Below you'll find information on a variety of planned giving options are addressed below. If you have questions or would like to discuss personal giving arrangements, please contact the Deaconess Foundation.
Bequests are the backbone of all planned giving programs and historically are the most popular planned giving method used by donors. Donors like bequests because they are easy to understand and do not require the donor to part with assets during life.
A bequest is a written statement in a donor’s will directing that specific assets, a specific amount, or a percentage of the estate, will be transferred to charity at the donor’s death.
Retirement Plans and IRAs
A second type of expectancy gaining in popularity among donors involves naming an organization as the beneficiary of a retirement plan or IRA. For many individuals, retirement plan assets represent the single largest asset in their portfolios. Like the bequest, it is easy to understand and easy to implement. This gifting opportunity merely involves obtaining a beneficiary designation form from the retirement plan administrator and naming a charity as the entire, or partial, beneficiary of the retirement plan assets upon the owner’s death. A donor may achieve significant income and estate tax savings by naming a charity as the beneficiary of the retirement plan assets - sometimes the tax savings is as much as 75 cents on the dollar.
A third type of expectancy, life insurance, may be attractive to donors because it affords donors the opportunity to make a gift at a sizeable face value for a minimal outlay of cash. Donors may give an existing policy, either fully paid or partially paid, or a new policy. Similar to a retirement plan designation, the proposed gift to charity is accomplished by naming the charity as a beneficiary of the policy on the beneficiary designation form. Upon the donor’s death, the charity will receive all, or a portion of, the proceeds from the policy. The donor is entitled to a charitable income tax deduction equal to the cash surrender value of the property and any future premiums paid only if the charity is named as the owner and beneficiary of the policy.
Charitable Gift Annuity
A charitable gift annuity is a simple contract between the donor and the charity whereby the donor makes an irrevocable transfer of cash or property to the charity. In return for the contributed property, the charity agrees to pay a fixed amount of money each year for the lifetime of one or two individuals. The payout rate offered by a charity will depend on the number of annuitants and their ages. The annuitants have the option to defer receiving their annuity payments until some future date, provided that this decision is made at the time the contract is entered into.

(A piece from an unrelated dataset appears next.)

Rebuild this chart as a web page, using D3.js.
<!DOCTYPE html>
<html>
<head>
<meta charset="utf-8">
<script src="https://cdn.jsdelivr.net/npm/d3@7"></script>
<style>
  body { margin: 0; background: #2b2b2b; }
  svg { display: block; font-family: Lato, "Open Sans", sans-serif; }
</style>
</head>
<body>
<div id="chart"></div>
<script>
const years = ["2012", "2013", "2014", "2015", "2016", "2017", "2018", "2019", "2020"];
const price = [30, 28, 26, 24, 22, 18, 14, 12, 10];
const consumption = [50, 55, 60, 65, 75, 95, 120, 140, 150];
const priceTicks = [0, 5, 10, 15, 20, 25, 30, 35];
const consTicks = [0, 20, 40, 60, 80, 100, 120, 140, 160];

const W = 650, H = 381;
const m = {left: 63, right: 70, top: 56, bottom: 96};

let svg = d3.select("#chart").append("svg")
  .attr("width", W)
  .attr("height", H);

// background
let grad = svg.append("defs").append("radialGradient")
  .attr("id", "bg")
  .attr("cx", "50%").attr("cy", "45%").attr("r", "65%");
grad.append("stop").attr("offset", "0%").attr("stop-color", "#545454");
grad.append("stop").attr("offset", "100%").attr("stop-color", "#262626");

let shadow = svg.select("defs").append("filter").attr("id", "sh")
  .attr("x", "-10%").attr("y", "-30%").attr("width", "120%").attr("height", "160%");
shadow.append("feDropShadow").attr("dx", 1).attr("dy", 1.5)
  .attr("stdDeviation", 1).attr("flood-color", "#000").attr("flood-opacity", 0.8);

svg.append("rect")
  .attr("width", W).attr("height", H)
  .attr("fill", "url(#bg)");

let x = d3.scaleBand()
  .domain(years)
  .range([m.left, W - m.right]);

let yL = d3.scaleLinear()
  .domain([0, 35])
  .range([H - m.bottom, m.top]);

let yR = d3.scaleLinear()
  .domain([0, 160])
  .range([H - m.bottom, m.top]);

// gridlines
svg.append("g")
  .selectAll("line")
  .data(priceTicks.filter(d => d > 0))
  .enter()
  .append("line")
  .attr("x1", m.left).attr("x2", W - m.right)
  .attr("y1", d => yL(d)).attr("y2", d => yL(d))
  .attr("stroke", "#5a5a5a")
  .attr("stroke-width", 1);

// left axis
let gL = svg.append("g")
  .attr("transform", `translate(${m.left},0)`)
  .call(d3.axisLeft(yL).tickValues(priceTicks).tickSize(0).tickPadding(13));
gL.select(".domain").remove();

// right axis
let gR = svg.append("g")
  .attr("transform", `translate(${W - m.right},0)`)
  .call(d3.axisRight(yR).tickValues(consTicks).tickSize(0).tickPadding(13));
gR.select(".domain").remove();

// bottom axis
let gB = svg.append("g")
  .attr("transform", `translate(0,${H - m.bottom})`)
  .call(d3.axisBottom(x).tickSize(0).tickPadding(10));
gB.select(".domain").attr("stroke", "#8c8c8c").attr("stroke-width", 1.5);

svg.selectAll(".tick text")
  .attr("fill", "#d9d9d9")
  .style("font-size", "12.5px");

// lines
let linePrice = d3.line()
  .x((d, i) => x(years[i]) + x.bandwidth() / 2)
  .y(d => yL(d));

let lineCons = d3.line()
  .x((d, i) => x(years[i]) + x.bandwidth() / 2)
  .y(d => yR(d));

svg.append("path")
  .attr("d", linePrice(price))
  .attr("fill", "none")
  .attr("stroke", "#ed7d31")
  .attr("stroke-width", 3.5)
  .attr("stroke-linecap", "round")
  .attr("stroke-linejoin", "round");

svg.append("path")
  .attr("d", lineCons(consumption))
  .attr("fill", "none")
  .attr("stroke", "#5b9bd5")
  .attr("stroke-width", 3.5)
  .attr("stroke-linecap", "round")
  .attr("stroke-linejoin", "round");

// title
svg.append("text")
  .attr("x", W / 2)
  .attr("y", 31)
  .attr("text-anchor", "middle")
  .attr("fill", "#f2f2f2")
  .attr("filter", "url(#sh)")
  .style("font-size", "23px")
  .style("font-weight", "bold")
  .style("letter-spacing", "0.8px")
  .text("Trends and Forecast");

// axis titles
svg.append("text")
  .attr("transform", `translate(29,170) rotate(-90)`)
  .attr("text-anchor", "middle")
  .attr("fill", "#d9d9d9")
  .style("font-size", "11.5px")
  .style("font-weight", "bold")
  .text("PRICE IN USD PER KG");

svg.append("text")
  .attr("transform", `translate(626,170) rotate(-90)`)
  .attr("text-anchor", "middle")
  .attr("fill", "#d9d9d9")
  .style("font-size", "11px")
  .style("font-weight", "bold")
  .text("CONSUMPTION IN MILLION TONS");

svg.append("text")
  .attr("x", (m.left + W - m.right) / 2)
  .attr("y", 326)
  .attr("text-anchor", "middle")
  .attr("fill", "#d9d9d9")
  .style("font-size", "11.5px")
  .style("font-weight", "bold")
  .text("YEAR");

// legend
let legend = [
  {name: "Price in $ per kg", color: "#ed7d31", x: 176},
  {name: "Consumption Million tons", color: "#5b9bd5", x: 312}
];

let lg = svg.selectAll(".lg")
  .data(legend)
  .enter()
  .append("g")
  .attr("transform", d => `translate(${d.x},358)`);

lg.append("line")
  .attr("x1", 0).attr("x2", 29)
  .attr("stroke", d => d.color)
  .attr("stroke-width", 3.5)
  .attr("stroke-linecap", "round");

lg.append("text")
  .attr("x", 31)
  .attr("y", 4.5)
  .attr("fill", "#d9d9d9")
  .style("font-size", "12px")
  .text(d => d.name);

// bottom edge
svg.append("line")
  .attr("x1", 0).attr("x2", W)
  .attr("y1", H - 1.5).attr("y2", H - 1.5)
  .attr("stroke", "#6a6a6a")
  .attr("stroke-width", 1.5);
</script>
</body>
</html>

Charitable Remainder Trust
A charitable remainder trust is an irrevocable trust in which the donor transfers cash or property to a trustee and in return the donor or other individuals named by the donor as income beneficiaries receive income from the trust for life or a specified term of years not to exceed twenty years. When the trust terminates, the corpus is distributed to the charities named as the charitable remainder beneficiaries.
There are two main types of charitable remainder trusts—the charitable remainder annuity trust and the charitable remainder unitrust. Although the two are similar in many ways, they do have a few differences, the most significant being the method by which the annual income paid by the trust to the income beneficiaries is calculated. Another major difference is that annuity trusts do not allow for additional contributions once funded, whereas unitrusts allow for additional contributions at any time.
A charitable remainder annuity trust pays a fixed dollar amount, annually, based on the initial fair market value of the property transferred to the trust. For example, if a donor transfers $100,000 to an annuity trust and selects a payout percentage of 5 percent, the named income beneficiaries will receive $5,000 per year until the trust terminates, regardless of whether the trust principal increases or decreases in value over time. Thus, annuity trusts are generally favored by donors who are more interested in receiving a fixed income than they are in chancing market volatility.
A charitable remainder unitrust, by contrast, provides fluctuating income payments to the income beneficiaries, based on a fixed percentage of the annually revalued trust corpus. For example, if a donor transfers $100,000 to a unitrust and selects a payout percentage of 5 percent, the named income beneficiaries will receive $5,000 in the first year. But if in the second year the trust grows in value to $110,000, the income beneficiaries will receive $5,500, thereby enjoying the benefit from the appreciation experienced by the trust. Alternatively, if in the second year the trust drops in value to
$90,000, the income beneficiaries will receive only $4,500 in the second year. Market volatility will thus have a direct impact on the income payments received each year by the income beneficiaries.
The payout percentage provided for in the trust document must be at least 5 percent. Most charitable remainder trusts have payout percentages ranging from 5 percent to 10 percent, depending on the number of income beneficiaries and their ages.
Charitable Lead Trust
A charitable lead trust is a trust arrangement that pays current annual income to the nonprofit organization for a specified period of years, with the trust principal reverting to the donor or the donor’s family when the trust ends. The annual income payment by the trust is similar to an outright gift of cash, for the charity is free to use the cash as soon as it is received, subject, of course, to any restrictions placed on the gift by the donor. The charitable lead trust is probably the most sophisticated of all the planned giving instruments, so it is advisable to seek the assistance of an experienced charitable estate planner before entering into this type of arrangement.